▶ _WHAT YOU NEED TO DO_:
Set down each line of the material that follows, exactly, with no pictures.
....
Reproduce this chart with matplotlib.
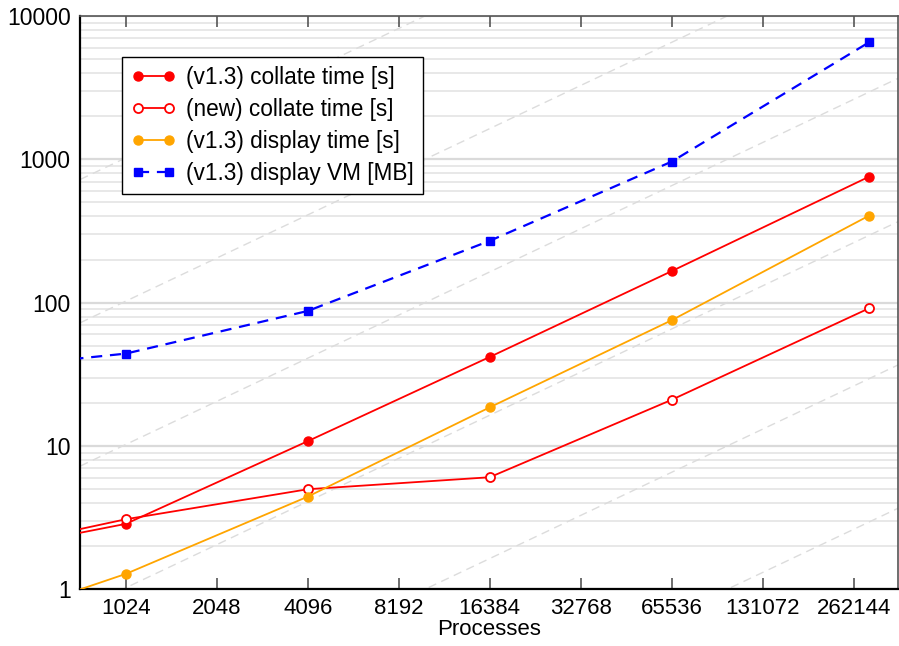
import matplotlib
matplotlib.use("Agg")
import matplotlib.pyplot as plt
import numpy as np
from matplotlib.ticker import FixedLocator, NullFormatter, NullLocator

plt.rcParams['font.family'] = ['Liberation Sans', 'DejaVu Sans']

processes = [512, 1024, 4096, 16384, 65536, 294912]
collate_v13 = [2.15, 2.86, 10.8, 41.8, 166, 757]
collate_new = [2.25, 3.08, 4.99, 6.05, 21.0, 91.4]
display_time_v13 = [0.78, 1.28, 4.43, 18.6, 75.4, 405]
display_vm_v13 = [37.9, 44.1, 87.5, 270, 964, 6563]

xticks = [1024, 2048, 4096, 8192, 16384, 32768, 65536, 131072, 262144]
yticks = [1, 10, 100, 1000, 10000]
ref_factors = [1e-5, 1e-4, 1e-3, 1e-2, 1e-1, 1.0]

fig = plt.figure(figsize=(8.99, 6.46), dpi=100)
ax = fig.add_axes([0.0893, 0.0878, 0.9099, 0.8874])
ax.set_xscale('log', base=2)
ax.set_yscale('log')
xmin, xmax = 2**9.5, 2**18.49
ax.set_xlim(xmin, xmax)
ax.set_ylim(1, 10000)

# horizontal grid lines (minor and major)
for d in range(0, 4):
    for m in range(2, 10):
        ax.axhline(m * 10**d, color='#e2e2e2', lw=1.1, zorder=0)
for t in yticks:
    ax.axhline(t, color='#dadada', lw=1.6, zorder=0)

# ideal scaling reference lines
xr = np.array([xmin, xmax])
for f in ref_factors:
    ax.plot(xr, xr * f, color='#dcdcdc', lw=1.0, ls=(0, (6, 4)), zorder=1)

ax.plot(processes, collate_v13, color='#ff0000', lw=1.3, marker='o', ms=6.5,
        mfc='#ff0000', mec='#ff0000', label='(v1.3) collate time [s]', zorder=3)
ax.plot(processes, collate_new, color='#ff0000', lw=1.3, marker='o', ms=6.5,
        mfc='white', mec='#ff0000', mew=1.3, label='(new) collate time [s]', zorder=3)
ax.plot(processes, display_time_v13, color='#ffa500', lw=1.3, marker='o', ms=6.5,
        mfc='#ffa500', mec='#ffa500', label='(v1.3) display time [s]', zorder=3)
ax.plot(processes, display_vm_v13, color='#0000ff', lw=1.6, ls=(0, (5, 3.5)), marker='s', ms=5.8,
        mfc='#0000ff', mec='#0000ff', label='(v1.3) display VM [MB]', zorder=3)

ax.xaxis.set_major_locator(FixedLocator(xticks))
ax.xaxis.set_minor_locator(NullLocator())
ax.set_xticklabels([str(t) for t in xticks])
ax.yaxis.set_major_locator(FixedLocator(yticks))
ax.yaxis.set_minor_locator(NullLocator())
ax.set_yticklabels([str(t) for t in yticks])
ax.yaxis.set_minor_formatter(NullFormatter())

ax.tick_params(axis='x', which='major', direction='in', length=8, width=1.2,
               color='#555555', top=True, bottom=True, labelsize=16, pad=6)
ax.tick_params(axis='y', which='major', length=0, labelsize=16.5, pad=7)

for side in ['left', 'bottom']:
    ax.spines[side].set_color('black')
    ax.spines[side].set_linewidth(1.6)
for side in ['top', 'right']:
    ax.spines[side].set_color('#555555')
    ax.spines[side].set_linewidth(1.2)

ax.set_xlabel('Processes', fontsize=16, labelpad=0.5)

leg = ax.legend(loc='upper left', bbox_to_anchor=(0.0506, 0.929), borderaxespad=0,
                fontsize=16.3, numpoints=2, handlelength=2.0, fancybox=False,
                edgecolor='black', framealpha=1, borderpad=0.4, labelspacing=0.4,
                handletextpad=0.45)
leg.get_frame().set_linewidth(1.0)

fig.savefig('out.png', dpi=100)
....
▶ _EXERCISE ANSWER_:
Reproduce this chart with matplotlib.
import matplotlib
matplotlib.use("Agg")
import matplotlib.pyplot as plt
import numpy as np
from matplotlib.ticker import FixedLocator, NullFormatter, NullLocator

plt.rcParams['font.family'] = ['Liberation Sans', 'DejaVu Sans']

processes = [512, 1024, 4096, 16384, 65536, 294912]
collate_v13 = [2.15, 2.86, 10.8, 41.8, 166, 757]
collate_new = [2.25, 3.08, 4.99, 6.05, 21.0, 91.4]
display_time_v13 = [0.78, 1.28, 4.43, 18.6, 75.4, 405]
display_vm_v13 = [37.9, 44.1, 87.5, 270, 964, 6563]

xticks = [1024, 2048, 4096, 8192, 16384, 32768, 65536, 131072, 262144]
yticks = [1, 10, 100, 1000, 10000]
ref_factors = [1e-5, 1e-4, 1e-3, 1e-2, 1e-1, 1.0]

fig = plt.figure(figsize=(8.99, 6.46), dpi=100)
ax = fig.add_axes([0.0893, 0.0878, 0.9099, 0.8874])
ax.set_xscale('log', base=2)
ax.set_yscale('log')
xmin, xmax = 2**9.5, 2**18.49
ax.set_xlim(xmin, xmax)
ax.set_ylim(1, 10000)

# horizontal grid lines (minor and major)
for d in range(0, 4):
    for m in range(2, 10):
        ax.axhline(m * 10**d, color='#e2e2e2', lw=1.1, zorder=0)
for t in yticks:
    ax.axhline(t, color='#dadada', lw=1.6, zorder=0)

# ideal scaling reference lines
xr = np.array([xmin, xmax])
for f in ref_factors:
    ax.plot(xr, xr * f, color='#dcdcdc', lw=1.0, ls=(0, (6, 4)), zorder=1)

ax.plot(processes, collate_v13, color='#ff0000', lw=1.3, marker='o', ms=6.5,
        mfc='#ff0000', mec='#ff0000', label='(v1.3) collate time [s]', zorder=3)
ax.plot(processes, collate_new, color='#ff0000', lw=1.3, marker='o', ms=6.5,
        mfc='white', mec='#ff0000', mew=1.3, label='(new) collate time [s]', zorder=3)
ax.plot(processes, display_time_v13, color='#ffa500', lw=1.3, marker='o', ms=6.5,
        mfc='#ffa500', mec='#ffa500', label='(v1.3) display time [s]', zorder=3)
ax.plot(processes, display_vm_v13, color='#0000ff', lw=1.6, ls=(0, (5, 3.5)), marker='s', ms=5.8,
        mfc='#0000ff', mec='#0000ff', label='(v1.3) display VM [MB]', zorder=3)

ax.xaxis.set_major_locator(FixedLocator(xticks))
ax.xaxis.set_minor_locator(NullLocator())
ax.set_xticklabels([str(t) for t in xticks])
ax.yaxis.set_major_locator(FixedLocator(yticks))
ax.yaxis.set_minor_locator(NullLocator())
ax.set_yticklabels([str(t) for t in yticks])
ax.yaxis.set_minor_formatter(NullFormatter())

ax.tick_params(axis='x', which='major', direction='in', length=8, width=1.2,
               color='#555555', top=True, bottom=True, labelsize=16, pad=6)
ax.tick_params(axis='y', which='major', length=0, labelsize=16.5, pad=7)

for side in ['left', 'bottom']:
    ax.spines[side].set_color('black')
    ax.spines[side].set_linewidth(1.6)
for side in ['top', 'right']:
    ax.spines[side].set_color('#555555')
    ax.spines[side].set_linewidth(1.2)

ax.set_xlabel('Processes', fontsize=16, labelpad=0.5)

leg = ax.legend(loc='upper left', bbox_to_anchor=(0.0506, 0.929), borderaxespad=0,
                fontsize=16.3, numpoints=2, handlelength=2.0, fancybox=False,
                edgecolor='black', framealpha=1, borderpad=0.4, labelspacing=0.4,
                handletextpad=0.45)
leg.get_frame().set_linewidth(1.0)

fig.savefig('out.png', dpi=100)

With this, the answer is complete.